Well, on some other positive notes, I feel like some fire is really lit underneath my evergrowing ars.  When I ended my voice lessons in May, I literally washed my hands of ever having to teach anyone I don’t want to teach AGAIN and saying goodbye to stage mothers and kids who are snotty and impolite and lack motivation or ambition.  This sounds so harsh.  Believe me…I can only imagine how bitter I sound.  I used to LOVE teaching.  Love it!  I worked hard to hone my skills, and I feel I have pretty mad skills when it comes to teaching.  But, Oh MAN!…I’m so done.  So done.  And I’m on to bigger, brighter things.  I hope.

For starters, I accepted a position as Children’s Choir Director at my church, First United Methodist of Round Rock.  I had been the children’s choir director at another church downtown, Central Presbyterian Church, but the drive was too long and the program was going to take a lot of man hours and energy to build.  I tried it for a few months, but it was just too hard to keep up and I was missing going to my church with my family.  So, I accepted this position and I can rehearse the kids when I want to rehearse them every week and they will provide childcare.  PLUS!

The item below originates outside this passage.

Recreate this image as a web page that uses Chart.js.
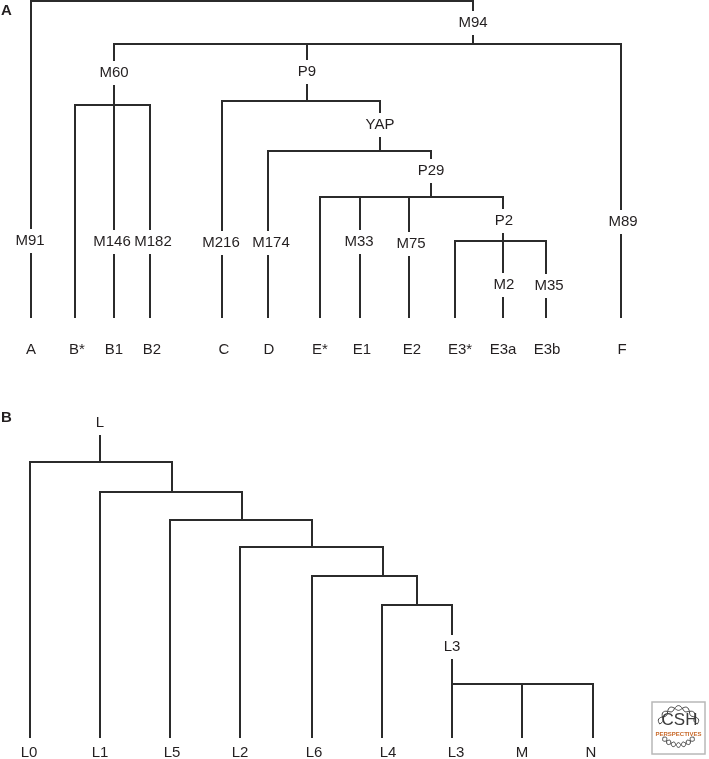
<!DOCTYPE html>
<html lang="en">
<head>
  <meta charset="UTF-8">
  <title>Haplogroup trees</title>
  <script src="https://cdn.jsdelivr.net/npm/chart.js"></script>
  <style>
    body { margin: 0; background: #fff; }
    #wrap { position: relative; width: 709px; height: 759px; }
  </style>
</head>
<body>
<div id="wrap"><canvas id="tree" width="709" height="759"></canvas></div>
<script>
  // --- Panel A ---
  const leafNamesA  = ['A','B*','B1','B2','C','D','E*','E1','E2','E3*','E3a','E3b','F'];
  const leafXA      = [31,75,114,150,222,268,320,360,409,455,503,546,621];
  const leafLabelXA = [31,77,114,152,224,269,320,362,412,460,503,547,622];
  const leafParentA = ['root','M60','M60','M60','P9','YAP','P29','P29','P29','P2','P2','P2','M94'];
  const tipYA = 317, leafLabelYA = 350;

  const nodeNamesA  = ['root','M94','M60','P9','YAP','P29','P2'];
  const nodeXA      = [252,473,114,307,380,431,503];
  const nodeBarYA   = [1,44,105,101,151,197,241];
  const nodeParentA = [null,'root','M94','M94','P9','YAP','P29'];

  const branchLabelsA = ['M94','M91','M60','M146','M182','P9','M216','YAP','M174','P29','M33','M75','P2','M2','M35','M89'];
  const branchXA      = [473,30,114,112,153,307,221,380,271,431,359,411,504,504,549,623];
  const branchYA      = [23,241,73,242,242,72,243,125,243,171,242,244,221,285,286,222];

  // --- Panel B ---
  const leafNamesB  = ['L0','L1','L5','L2','L6','L4','L3','M','N'];
  const leafXB      = [30,100,170,240,312,382,452,522,593];
  const leafLabelXB = [29,100,172,240,314,388,456,522,591];
  const leafParentB = ['L','n2','n3','n4','n5','n6','n7','n7','n7'];
  const tipYB = 737, leafLabelYB = 753;

  const nodeNamesB  = ['L','n2','n3','n4','n5','n6','n7'];
  const nodeXB      = [100,172,242,312,383,417,452];
  const nodeBarYB   = [462,492,520,547,576,605,684];
  const nodeParentB = [null,'L','n2','n3','n4','n5','n6'];
  const rootStemTopB = 436;

  const branchLabelsB = ['L','L3'];
  const branchXB      = [100,452];
  const branchYB      = [423,647];

  const panelLetters = ['A','B'];
  const panelLetterY = [11,418];

  const lineColor = '#2b2b2b';
  const textColor = '#231f20';

  // build line segments of one tree from its parent links
  function treeSegments(leafNames, leafX, leafParent, tipY, nodeNames, nodeX, nodeBarY, nodeParent) {
    const segs = [];
    const kids = {};
    nodeNames.forEach(n => kids[n] = []);
    leafNames.forEach((l, i) => {
      const p = leafParent[i];
      kids[p].push(leafX[i]);
      segs.push([[leafX[i], tipY], [leafX[i], nodeBarY[nodeNames.indexOf(p)]]]);
    });
    nodeNames.forEach((n, i) => {
      const p = nodeParent[i];
      if (p === null) return;
      kids[p].push(nodeX[i]);
      segs.push([[nodeX[i], nodeBarY[i]], [nodeX[i], nodeBarY[nodeNames.indexOf(p)]]]);
    });
    nodeNames.forEach((n, i) => {
      const xs = kids[n];
      segs.push([[Math.min(...xs), nodeBarY[i]], [Math.max(...xs), nodeBarY[i]]]);
    });
    return segs;
  }

  const segs = treeSegments(leafNamesA, leafXA, leafParentA, tipYA, nodeNamesA, nodeXA, nodeBarYA, nodeParentA)
    .concat(treeSegments(leafNamesB, leafXB, leafParentB, tipYB, nodeNamesB, nodeXB, nodeBarYB, nodeParentB));
  // stem above root L
  segs.push([[nodeXB[0], nodeBarYB[0]], [nodeXB[0], rootStemTopB]]);

  const datasets = segs.map(s => ({
    data: s.map(p => ({ x: p[0], y: p[1] })),
    showLine: true,
    borderColor: lineColor,
    borderWidth: 2,
    borderCapStyle: 'square',
    pointRadius: 0,
    fill: false
  }));

  // little double helix for the badge
  function helix(ctx, cx, cy, r, a0, a1) {
    for (const s of [1, -1]) {
      ctx.beginPath();
      for (let t = 0; t <= 1.0001; t += 0.02) {
        const a = a0 + (a1 - a0) * t;
        const rr = r + s * 2.4 * Math.sin(t * Math.PI * 7);
        const px = cx + Math.cos(a) * rr, py = cy + Math.sin(a) * rr;
        t === 0 ? ctx.moveTo(px, py) : ctx.lineTo(px, py);
      }
      ctx.stroke();
    }
  }

  // text: branch labels (with white gap), leaf names, panel letters, logo
  const textPlugin = {
    id: 'treeText',
    afterDatasetsDraw(chart) {
      const { ctx, scales: { x, y } } = chart;
      ctx.save();
      ctx.font = '15px "Liberation Sans", Arial, sans-serif';
      ctx.textAlign = 'center';
      ctx.textBaseline = 'middle';

      const gaps = (names, xs, ys) => names.forEach((t, i) => {
        const px = x.getPixelForValue(xs[i]), py = y.getPixelForValue(ys[i]);
        const w = ctx.measureText(t).width;
        ctx.fillStyle = '#fff';
        ctx.fillRect(px - w / 2 - 1, py - 12, w + 2, 24);
      });
      const words = (names, xs, ys) => names.forEach((t, i) => {
        ctx.fillText(t, x.getPixelForValue(xs[i]), y.getPixelForValue(ys[i]));
      });
      gaps(branchLabelsA, branchXA, branchYA);
      gaps(branchLabelsB, branchXB, branchYB);

      ctx.fillStyle = textColor;
      words(branchLabelsA, branchXA, branchYA);
      words(branchLabelsB, branchXB, branchYB);
      words(leafNamesA, leafLabelXA, leafNamesA.map(() => leafLabelYA));
      words(leafNamesB, leafLabelXB, leafNamesB.map(() => leafLabelYB));

      ctx.font = 'bold 15px "Liberation Sans", Arial, sans-serif';
      ctx.textAlign = 'left';
      panelLetters.forEach((t, i) => ctx.fillText(t, 1, y.getPixelForValue(panelLetterY[i])));

      // CSH Perspectives badge
      const bx = 652, by = 702, bw = 53, bh = 52;
      ctx.strokeStyle = '#b8b8b8';
      ctx.lineWidth = 1.5;
      ctx.strokeRect(bx, by, bw, bh);
      ctx.strokeStyle = '#444';
      ctx.lineWidth = 1;
      helix(ctx, bx + bw / 2, by + 25, 19, Math.PI * 1.05, Math.PI * 1.95);
      helix(ctx, bx + bw / 2, by + 24, 19, Math.PI * 0.2, Math.PI * 0.8);
      ctx.textAlign = 'center';
      ctx.fillStyle = '#3a3a3a';
      ctx.font = '17px "Liberation Sans", Arial, sans-serif';
      ctx.fillText('CSH', bx + bw / 2 + 1, by + 18);
      ctx.fillStyle = '#c8692a';
      ctx.font = 'bold 6px "Liberation Sans", Arial, sans-serif';
      ctx.fillText('PERSPECTIVES', bx + bw / 2, by + 32);
      ctx.restore();
    }
  };

  new Chart(document.getElementById('tree'), {
    type: 'scatter',
    data: { datasets },
    options: {
      responsive: false,
      animation: false,
      layout: { padding: 0 },
      plugins: { legend: { display: false }, tooltip: { enabled: false } },
      scales: {
        x: { type: 'linear', min: 0, max: 709, display: false },
        y: { type: 'linear', min: 0, max: 759, reverse: true, display: false }
      }
    },
    plugins: [textPlugin]
  });
</script>
</body>
</html>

In addition to that (as if I need an addition to that), I have started taking on corporate clients and offering voice coaching for businesspeople who do a lot of public speaking.  I am super excited about this, because it is something different than what I’m currently doing, but it combines all my skills and pays much more than what I earn teaching.  I’m not sure how it’s going to play out, but I’m very excited.

In general, a lot of really positive things are happening in my life — not to mention, my two beautiful boys who grow and change every single day, my amazing husband and my wonderful family and friends.  I feel so blessed.  Mainly, I feel blessed because God is showing me all the endless possibilities of what I can do and he’s giving me the creativity (despite the continual lack of sleep and time) to do those things.  Life is good.

On the other hand, however, I still really struggle with what is going on back home.  I try hard to separate myself from it and try to just be happy (because I need to be for my kids), but I still worry a lot and hate that I can’t wave a magic wand.

It’s so true that life is a huge mixture of amazing peaks and devastating lows that sometimes occur simultaneously.